--- DATA PROVIDED ---
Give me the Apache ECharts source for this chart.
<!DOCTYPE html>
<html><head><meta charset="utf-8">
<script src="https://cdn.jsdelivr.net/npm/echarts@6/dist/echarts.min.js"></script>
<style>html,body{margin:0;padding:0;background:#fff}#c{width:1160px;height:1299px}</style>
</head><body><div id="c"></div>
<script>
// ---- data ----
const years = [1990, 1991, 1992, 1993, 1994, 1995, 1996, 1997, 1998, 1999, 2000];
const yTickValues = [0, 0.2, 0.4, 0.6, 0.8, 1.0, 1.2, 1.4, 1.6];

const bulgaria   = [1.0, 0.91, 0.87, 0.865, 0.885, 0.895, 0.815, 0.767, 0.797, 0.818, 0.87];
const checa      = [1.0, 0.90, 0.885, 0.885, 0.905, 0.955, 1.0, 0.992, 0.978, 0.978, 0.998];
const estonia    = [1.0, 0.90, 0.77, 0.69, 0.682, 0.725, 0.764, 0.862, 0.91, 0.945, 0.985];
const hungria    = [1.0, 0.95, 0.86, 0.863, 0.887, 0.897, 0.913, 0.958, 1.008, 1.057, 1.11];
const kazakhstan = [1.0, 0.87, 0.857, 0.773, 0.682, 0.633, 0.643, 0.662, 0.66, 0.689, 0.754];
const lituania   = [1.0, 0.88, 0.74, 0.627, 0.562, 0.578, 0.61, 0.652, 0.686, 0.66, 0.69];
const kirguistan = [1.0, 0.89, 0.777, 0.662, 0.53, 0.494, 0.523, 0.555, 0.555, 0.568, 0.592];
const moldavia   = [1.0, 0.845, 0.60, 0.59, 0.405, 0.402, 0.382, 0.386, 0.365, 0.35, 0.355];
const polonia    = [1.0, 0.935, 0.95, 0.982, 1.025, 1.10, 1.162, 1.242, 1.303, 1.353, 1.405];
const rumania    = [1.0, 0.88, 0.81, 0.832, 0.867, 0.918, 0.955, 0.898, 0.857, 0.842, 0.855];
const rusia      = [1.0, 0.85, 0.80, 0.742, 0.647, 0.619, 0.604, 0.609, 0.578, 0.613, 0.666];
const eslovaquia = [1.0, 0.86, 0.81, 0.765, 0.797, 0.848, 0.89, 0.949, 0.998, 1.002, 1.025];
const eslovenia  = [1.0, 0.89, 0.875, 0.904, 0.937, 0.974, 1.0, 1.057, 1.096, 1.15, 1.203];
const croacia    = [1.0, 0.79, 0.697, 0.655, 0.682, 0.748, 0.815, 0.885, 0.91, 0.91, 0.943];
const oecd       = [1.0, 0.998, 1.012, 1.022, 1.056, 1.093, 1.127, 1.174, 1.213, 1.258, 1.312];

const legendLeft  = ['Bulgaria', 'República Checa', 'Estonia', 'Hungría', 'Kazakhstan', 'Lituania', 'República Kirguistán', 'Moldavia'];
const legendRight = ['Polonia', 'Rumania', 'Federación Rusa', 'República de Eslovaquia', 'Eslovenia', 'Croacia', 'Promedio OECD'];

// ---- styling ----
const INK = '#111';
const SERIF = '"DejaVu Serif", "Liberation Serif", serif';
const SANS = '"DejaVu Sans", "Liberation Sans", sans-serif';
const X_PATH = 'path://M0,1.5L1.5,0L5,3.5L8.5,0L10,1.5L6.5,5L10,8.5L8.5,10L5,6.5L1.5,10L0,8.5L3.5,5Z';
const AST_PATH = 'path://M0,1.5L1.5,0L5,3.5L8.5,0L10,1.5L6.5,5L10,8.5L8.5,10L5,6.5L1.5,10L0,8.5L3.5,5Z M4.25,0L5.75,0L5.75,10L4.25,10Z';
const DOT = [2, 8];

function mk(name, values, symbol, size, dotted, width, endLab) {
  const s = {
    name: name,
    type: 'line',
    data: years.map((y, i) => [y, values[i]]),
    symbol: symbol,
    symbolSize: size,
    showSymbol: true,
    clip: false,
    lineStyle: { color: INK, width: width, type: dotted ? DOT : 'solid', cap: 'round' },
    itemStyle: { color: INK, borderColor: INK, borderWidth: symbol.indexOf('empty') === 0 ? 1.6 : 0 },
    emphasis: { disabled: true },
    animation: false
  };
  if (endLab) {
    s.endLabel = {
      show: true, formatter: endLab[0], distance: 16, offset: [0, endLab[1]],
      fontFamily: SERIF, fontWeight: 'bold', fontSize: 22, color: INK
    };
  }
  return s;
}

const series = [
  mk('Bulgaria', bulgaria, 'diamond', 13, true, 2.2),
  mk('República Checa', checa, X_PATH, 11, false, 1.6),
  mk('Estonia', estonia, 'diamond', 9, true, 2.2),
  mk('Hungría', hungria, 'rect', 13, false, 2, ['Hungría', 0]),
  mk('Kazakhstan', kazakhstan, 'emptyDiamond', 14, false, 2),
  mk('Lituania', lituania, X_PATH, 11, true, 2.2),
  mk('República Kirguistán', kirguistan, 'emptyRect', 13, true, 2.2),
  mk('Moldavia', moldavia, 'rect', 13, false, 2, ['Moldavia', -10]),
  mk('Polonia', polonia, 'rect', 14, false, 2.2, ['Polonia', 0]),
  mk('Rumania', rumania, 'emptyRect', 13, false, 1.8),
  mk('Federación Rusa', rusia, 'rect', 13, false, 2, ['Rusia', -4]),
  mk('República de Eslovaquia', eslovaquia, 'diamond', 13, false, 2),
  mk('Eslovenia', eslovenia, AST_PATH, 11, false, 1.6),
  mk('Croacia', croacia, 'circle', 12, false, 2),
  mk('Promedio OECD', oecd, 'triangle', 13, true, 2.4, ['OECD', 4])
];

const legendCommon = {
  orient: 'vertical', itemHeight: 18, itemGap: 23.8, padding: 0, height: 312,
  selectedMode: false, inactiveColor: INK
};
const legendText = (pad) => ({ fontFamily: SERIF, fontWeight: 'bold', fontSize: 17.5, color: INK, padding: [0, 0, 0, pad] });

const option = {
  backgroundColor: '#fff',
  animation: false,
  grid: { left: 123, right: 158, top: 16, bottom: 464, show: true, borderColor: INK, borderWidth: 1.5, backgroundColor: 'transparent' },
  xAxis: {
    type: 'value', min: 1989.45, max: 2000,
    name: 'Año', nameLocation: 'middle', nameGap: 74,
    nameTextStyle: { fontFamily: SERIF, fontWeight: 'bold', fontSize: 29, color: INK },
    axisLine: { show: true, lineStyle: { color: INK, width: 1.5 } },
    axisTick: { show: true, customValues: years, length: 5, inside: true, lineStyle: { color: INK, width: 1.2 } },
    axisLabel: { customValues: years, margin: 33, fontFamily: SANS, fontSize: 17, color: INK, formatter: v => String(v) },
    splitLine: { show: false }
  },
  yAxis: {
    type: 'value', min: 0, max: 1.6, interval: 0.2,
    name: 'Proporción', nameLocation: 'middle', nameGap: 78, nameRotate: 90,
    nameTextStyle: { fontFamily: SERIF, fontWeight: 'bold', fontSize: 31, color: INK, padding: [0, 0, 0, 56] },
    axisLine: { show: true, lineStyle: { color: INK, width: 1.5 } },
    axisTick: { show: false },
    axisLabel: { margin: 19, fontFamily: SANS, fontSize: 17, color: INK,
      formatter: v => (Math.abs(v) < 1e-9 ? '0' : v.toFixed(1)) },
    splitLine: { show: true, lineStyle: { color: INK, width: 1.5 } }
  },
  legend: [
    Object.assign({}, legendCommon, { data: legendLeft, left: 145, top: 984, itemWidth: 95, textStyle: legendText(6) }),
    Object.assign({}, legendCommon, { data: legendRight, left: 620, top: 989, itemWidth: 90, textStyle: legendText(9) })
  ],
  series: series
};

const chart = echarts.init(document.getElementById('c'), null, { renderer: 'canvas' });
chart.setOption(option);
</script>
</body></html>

...

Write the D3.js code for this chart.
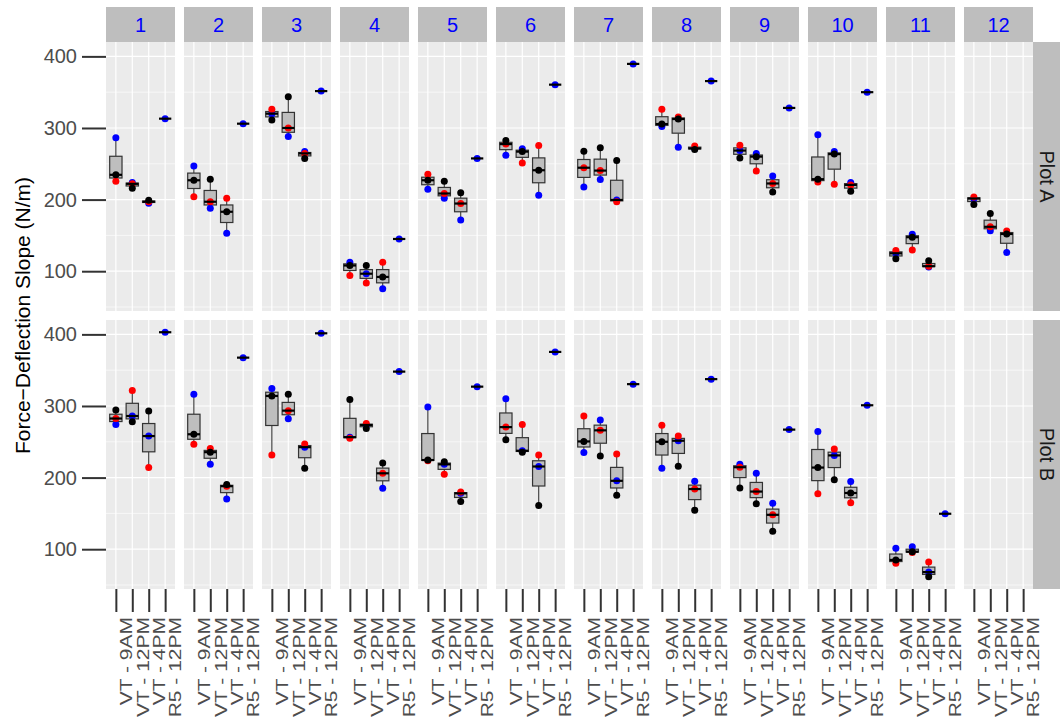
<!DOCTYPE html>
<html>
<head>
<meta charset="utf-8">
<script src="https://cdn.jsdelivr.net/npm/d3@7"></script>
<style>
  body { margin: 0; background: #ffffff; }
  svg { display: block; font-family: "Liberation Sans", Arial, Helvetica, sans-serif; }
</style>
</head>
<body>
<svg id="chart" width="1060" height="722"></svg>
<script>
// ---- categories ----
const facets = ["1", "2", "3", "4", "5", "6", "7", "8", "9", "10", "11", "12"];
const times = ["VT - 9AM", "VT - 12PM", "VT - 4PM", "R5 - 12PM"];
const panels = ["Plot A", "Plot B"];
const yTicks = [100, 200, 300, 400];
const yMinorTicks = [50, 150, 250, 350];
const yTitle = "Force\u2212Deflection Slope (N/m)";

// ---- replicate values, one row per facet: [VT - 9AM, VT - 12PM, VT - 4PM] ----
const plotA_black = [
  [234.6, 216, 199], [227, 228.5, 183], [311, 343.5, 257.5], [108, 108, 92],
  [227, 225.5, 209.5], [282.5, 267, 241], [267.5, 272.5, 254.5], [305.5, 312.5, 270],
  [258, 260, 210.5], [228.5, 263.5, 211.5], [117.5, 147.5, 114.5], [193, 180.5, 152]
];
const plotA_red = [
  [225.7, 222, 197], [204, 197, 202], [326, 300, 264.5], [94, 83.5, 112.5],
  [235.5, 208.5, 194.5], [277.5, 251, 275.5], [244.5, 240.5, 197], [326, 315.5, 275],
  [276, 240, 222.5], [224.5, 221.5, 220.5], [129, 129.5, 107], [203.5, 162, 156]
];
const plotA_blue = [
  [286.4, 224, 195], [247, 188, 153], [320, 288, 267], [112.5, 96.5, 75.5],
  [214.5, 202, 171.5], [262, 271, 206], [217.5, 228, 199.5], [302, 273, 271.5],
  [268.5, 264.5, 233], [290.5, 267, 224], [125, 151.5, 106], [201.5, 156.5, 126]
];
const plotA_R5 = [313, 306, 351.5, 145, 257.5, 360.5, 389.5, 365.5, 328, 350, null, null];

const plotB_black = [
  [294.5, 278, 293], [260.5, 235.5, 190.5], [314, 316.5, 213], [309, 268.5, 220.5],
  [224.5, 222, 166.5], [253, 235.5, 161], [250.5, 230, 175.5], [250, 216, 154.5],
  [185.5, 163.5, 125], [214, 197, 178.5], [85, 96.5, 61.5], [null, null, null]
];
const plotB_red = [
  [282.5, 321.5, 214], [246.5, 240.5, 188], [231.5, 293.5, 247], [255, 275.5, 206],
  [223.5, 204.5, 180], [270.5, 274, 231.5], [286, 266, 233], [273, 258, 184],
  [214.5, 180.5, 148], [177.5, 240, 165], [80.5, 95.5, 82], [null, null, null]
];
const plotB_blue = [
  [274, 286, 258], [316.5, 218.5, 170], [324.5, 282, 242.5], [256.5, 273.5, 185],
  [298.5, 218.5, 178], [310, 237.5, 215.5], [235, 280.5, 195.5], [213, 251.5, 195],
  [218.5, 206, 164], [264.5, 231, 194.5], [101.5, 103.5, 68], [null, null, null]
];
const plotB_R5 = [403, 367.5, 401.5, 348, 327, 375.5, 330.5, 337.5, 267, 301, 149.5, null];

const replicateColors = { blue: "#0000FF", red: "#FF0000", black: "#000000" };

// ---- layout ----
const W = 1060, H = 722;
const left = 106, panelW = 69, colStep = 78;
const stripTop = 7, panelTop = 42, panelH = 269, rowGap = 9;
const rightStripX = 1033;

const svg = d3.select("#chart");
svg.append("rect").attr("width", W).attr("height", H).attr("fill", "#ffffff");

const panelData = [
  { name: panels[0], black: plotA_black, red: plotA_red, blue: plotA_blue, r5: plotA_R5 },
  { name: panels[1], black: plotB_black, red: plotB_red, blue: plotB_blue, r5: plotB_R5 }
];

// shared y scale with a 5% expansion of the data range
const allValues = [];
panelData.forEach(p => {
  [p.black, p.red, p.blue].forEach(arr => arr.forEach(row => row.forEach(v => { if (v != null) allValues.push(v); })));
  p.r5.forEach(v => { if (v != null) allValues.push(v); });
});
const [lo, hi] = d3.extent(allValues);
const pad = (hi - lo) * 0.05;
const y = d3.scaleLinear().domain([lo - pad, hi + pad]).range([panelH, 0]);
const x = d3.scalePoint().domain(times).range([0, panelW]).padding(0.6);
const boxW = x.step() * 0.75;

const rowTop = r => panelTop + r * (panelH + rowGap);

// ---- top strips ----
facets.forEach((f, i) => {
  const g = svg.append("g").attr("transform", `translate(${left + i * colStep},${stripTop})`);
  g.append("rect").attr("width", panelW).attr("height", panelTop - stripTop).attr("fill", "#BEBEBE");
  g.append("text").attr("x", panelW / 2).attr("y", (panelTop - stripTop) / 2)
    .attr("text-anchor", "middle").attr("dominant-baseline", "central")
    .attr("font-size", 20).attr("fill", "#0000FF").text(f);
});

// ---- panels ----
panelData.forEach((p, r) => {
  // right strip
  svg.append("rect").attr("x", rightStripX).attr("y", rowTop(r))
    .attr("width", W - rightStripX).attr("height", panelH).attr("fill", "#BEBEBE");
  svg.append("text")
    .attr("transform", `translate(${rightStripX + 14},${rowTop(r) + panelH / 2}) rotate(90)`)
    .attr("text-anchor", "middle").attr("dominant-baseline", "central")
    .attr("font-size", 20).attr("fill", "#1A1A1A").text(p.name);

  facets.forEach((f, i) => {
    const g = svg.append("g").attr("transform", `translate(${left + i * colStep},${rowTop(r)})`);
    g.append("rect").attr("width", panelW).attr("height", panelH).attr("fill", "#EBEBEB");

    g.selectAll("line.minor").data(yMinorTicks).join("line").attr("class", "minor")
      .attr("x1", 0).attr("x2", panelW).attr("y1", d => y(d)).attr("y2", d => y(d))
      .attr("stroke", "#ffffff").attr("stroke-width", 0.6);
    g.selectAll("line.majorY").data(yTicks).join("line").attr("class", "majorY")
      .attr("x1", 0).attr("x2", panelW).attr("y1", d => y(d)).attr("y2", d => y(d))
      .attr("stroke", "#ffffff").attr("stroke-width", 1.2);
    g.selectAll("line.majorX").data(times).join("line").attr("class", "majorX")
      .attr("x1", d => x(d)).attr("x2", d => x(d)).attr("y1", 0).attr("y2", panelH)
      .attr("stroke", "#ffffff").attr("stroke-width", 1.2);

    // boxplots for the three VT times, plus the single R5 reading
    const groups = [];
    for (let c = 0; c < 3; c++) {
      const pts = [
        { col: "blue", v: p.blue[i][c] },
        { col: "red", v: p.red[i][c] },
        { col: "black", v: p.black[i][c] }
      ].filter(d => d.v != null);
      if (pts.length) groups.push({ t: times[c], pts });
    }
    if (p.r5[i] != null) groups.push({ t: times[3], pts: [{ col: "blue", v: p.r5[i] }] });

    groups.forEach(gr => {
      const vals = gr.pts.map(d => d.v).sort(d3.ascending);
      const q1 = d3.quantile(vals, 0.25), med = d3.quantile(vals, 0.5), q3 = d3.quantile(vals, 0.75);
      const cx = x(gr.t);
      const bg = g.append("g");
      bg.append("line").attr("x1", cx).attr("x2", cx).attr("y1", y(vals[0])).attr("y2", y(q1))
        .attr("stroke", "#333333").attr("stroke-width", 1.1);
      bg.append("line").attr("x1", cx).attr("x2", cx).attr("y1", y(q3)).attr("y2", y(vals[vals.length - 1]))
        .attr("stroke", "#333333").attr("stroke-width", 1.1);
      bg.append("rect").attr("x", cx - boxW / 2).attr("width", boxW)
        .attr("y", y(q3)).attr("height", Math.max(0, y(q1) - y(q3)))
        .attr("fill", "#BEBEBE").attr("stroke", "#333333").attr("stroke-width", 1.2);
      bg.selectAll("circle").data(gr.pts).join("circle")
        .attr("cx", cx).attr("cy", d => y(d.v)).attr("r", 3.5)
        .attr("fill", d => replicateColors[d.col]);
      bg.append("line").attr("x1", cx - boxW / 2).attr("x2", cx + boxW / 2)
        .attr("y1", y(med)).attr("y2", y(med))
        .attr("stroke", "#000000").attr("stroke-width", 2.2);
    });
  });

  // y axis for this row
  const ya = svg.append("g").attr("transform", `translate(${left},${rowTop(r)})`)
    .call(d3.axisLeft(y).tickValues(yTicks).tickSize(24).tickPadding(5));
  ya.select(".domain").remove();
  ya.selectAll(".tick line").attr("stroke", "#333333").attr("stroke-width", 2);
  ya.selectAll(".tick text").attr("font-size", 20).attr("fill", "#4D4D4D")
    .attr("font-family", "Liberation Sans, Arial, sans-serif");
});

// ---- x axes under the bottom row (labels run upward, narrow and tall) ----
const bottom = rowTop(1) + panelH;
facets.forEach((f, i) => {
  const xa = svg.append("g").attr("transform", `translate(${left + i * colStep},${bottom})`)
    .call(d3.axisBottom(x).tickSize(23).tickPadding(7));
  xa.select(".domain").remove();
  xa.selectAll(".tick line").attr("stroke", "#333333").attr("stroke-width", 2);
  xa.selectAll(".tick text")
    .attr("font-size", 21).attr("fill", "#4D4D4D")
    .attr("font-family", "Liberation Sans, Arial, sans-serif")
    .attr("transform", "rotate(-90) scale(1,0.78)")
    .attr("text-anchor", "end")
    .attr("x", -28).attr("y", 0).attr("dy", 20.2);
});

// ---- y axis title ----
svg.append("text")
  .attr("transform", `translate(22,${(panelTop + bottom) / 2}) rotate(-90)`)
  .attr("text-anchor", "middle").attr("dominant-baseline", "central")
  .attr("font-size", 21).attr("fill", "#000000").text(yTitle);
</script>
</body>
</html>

--- WRITTEN PROBLEM ---
Write out, exactly as they stand, the lines from the one containing "Give me the" through the one containing "1.2, 1.4, 1.6];", both ends included.

--- SOLUTION ---
Give me the Apache ECharts source for this chart.
<!DOCTYPE html>
<html><head><meta charset="utf-8">
<script src="https://cdn.jsdelivr.net/npm/echarts@6/dist/echarts.min.js"></script>
<style>html,body{margin:0;padding:0;background:#fff}#c{width:1160px;height:1299px}</style>
</head><body><div id="c"></div>
<script>
// ---- data ----
const years = [1990, 1991, 1992, 1993, 1994, 1995, 1996, 1997, 1998, 1999, 2000];
const yTickValues = [0, 0.2, 0.4, 0.6, 0.8, 1.0, 1.2, 1.4, 1.6];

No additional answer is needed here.